How immersive is that?
And the 'seamless world' nonsense is not the only false claim. They sell the game on the premise that you can create anybody in your imagination, then ship the game with about six outfits and ten hairstyles. Oh yes, we have to wait for 'fan-created content' or spend yet more money at the EA store. But why should we? Customisability is meant to be a core feature of the game. Does Fallout 3 ship with one gun? Why should we have to pay extra and wait longer to get the basic game working properly? I tried to make David Bowie, Ziggy Stardust era, to test the claims. I ended up with a hopeless-looking twit with a hideous mullet and a tank top. It was, quite honestly, the nearest I could get.
Then there are the timining issues. The timer is actually worse in this game than in either of the other two editions. You seem to spend half your time watching your Sim sleep. They still can't managed to get washed, dressed and fed before work. The day is still gone too quickly, partly because there is so much more to do. The frustrating thing is that the new options for activities are actually great - you can write a novel, paint, play music. But where Sims 2 encouraged you to go out. Sims 3 makes it more rewarding to stay in. Most damning of all, from my perspective, is that your Sim ages too quickly - I am by no means an addict (as you might imagine), but I seemed to be celebrating my Sims transition to 'elder'-hood incredibly quickly.
Why haven't they sorted these timer issues out? Why is there so little time to handle all the new options for your Sims, and why do you spend so much time watching them sleep? It's no fun. It's tedious. You never feel as though your are getting anywhere. You are frustratedly forcing your Sims through the endless rigmarole of feeding, bathing and sleeping, like shepherding children through the daily grind. I liked Sims 2, and this seems like a step back from that. Despite the innovations, it makes the whole experience clunkier and less memorable.
You can angle the sofa, though.
Wow... March 1, 2010 Adele Pringle (UK) After reading the negative reviews about this game I wasn't sure whether to buy it for not. But I went ahead and I'm really glad I did. First off I got free super saver delivery which is supposed to take 3-5 days. It was shipped saturday the 27th of Feb and arrived Monday 1st of March.

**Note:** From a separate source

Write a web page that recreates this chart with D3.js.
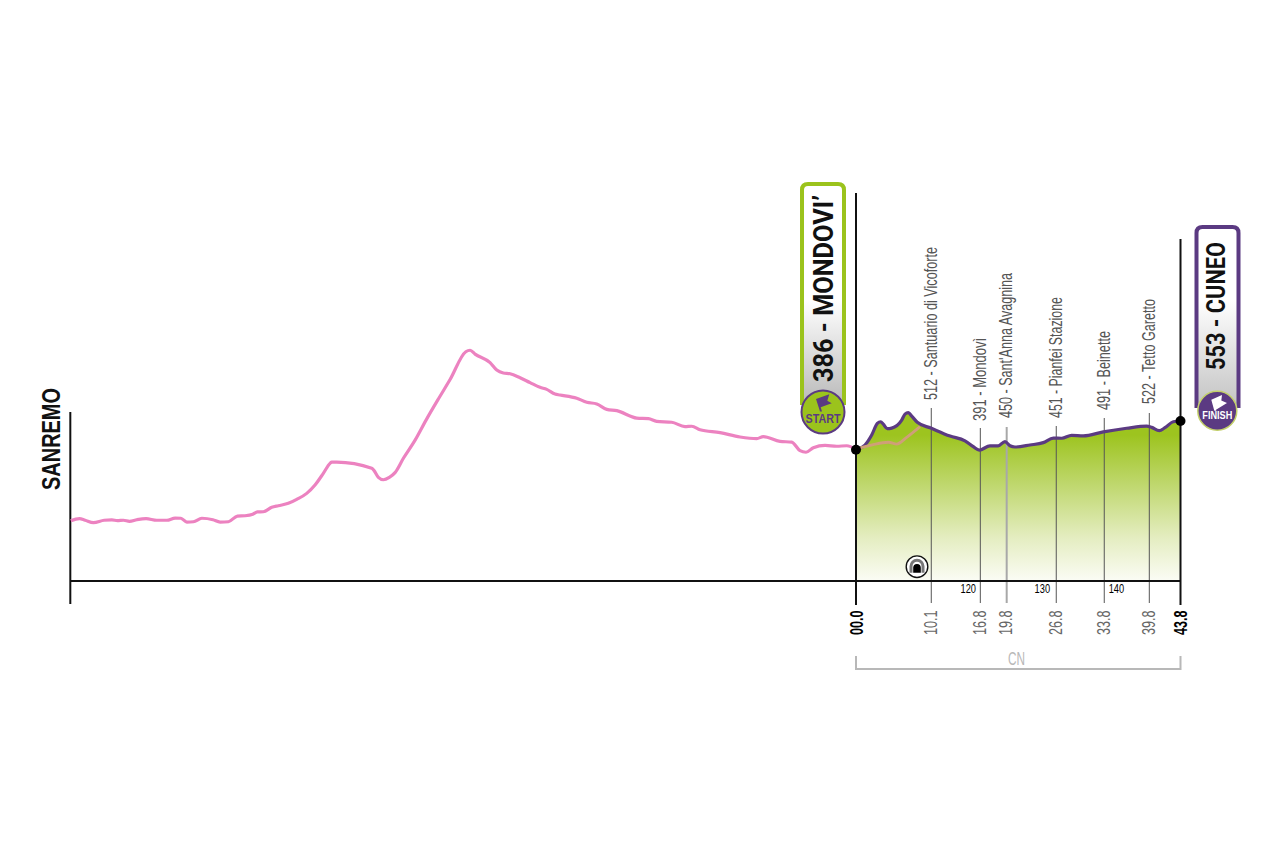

Secondly the game comes with an auto updater so any bugs people have complained about were patched before I even opened the game. So I have had no faults with the game. I love the new create a sim mode. The controls are a bit strange after playing the sims2 for years, but it's nothing I can't adjust to.
The only thing is that the loding and saving take a tiny bit longer than the sims2. But it's nothing major.
Overall it is an excellent game and well worth buying!